Families of three female farm workers killed in a van accident in B.C.'s Fraser Valley this week called on the province on Saturday to ensure workers get safer transportation to prevent similar deaths.

Relatives of the three women said at a public meeting in Surrey that the provincial government should reinstate random and surprise inspections of vehicles that transport farm workers.

Seventeen farm workers were in this van on Wednesday when it flipped on Highway 1 near Abbotsford. RCMP said the van was designed for 10 people, but the seats had been replaced with wooden benches.Seventeen farm workers were in this van on Wednesday when it flipped on Highway 1 near Abbotsford. RCMP said the van was designed for 10 people, but the seats had been replaced with wooden benches.
(CBC)

Seventeen farm workers were in a van on Wednesday when the van flipped on Highway 1 near Abbotsford, east of Vancouver. The accident injured 14 people.

RCMP said the van was designed for 10 people, but the regular seats had been replaced with wooden benches. Not all of the passengers were wearing seatbelts.

Parjmjit Gill, whose sister-in-law Sarbjit Kaur Sidhu died in the accident, said the safety of farm workers should be a priority for the province.
  
"I'd like you all to feel what we have gone through and I think the system failed this time," he said at the meeting.

"We want to say that we should look at the system that allows these things to happen."

Darshan Singh Punia, whose wife Sukhvinder Kaur was killed in the crash, said the laws should be tougher.
  
"It happened to me, it can happen to anyone else," he said through a translator.

Charan Gill, a member of the Canadian Farm Workers Union, said the government needs to educate workers about their rights.

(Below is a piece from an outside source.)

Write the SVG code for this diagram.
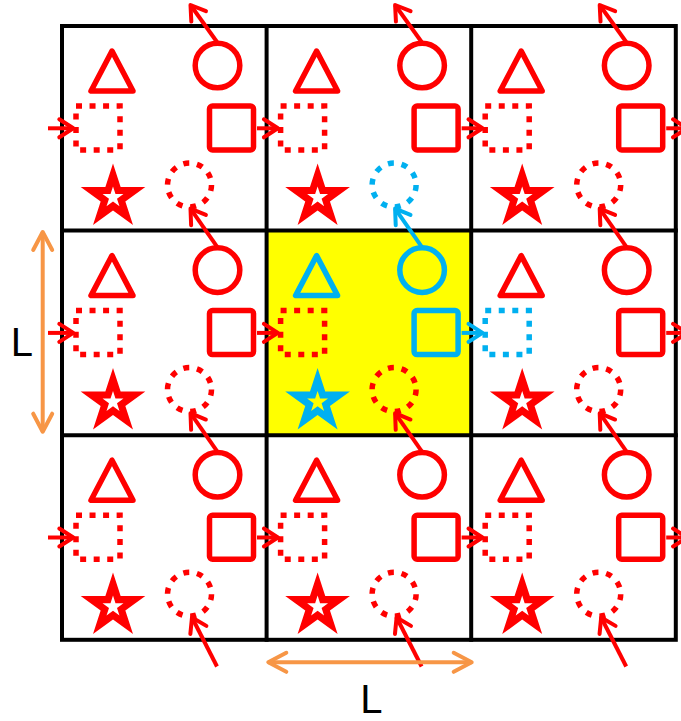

He also called on Victoria to reinstate a joint enforcement team that was used to target farm vehicles in roadside inspections until 1997.

Gill accused labour contractors of telling their workers not to attend the meeting, which attracted only about 70 people.

NDP Leader Carole James said at the meeting that her party will make the safety of farm workers an issue in the provincial legislature. She said she agrees with the idea of random checks on farms vehicles to ensure they are safe. 

Want inquest results enforced

Speakers at the meeting said the B.C. Liberal government is catering to the needs of farm labour contractors and not enforcing the rights of workers.

They insisted that recommendations from a coroner's inquest into a similar accident in July 2003 — when farm worker Mohinder Kaur Sunar died in the crash of a van transporting berry pickers — be implemented immediately.

The coroner's report recommended that a joint-enforcement team made up of the RCMP, the motor vehicle branch of the B.C. Ministry of Transporation, the Workers' Compensation Board and the Labour Ministry be reinstated.
 
Jim Sinclair, president of the B.C. Federation of Labour, said he plans to meet with B.C. Labour Minister Olga Illich to discuss the issue.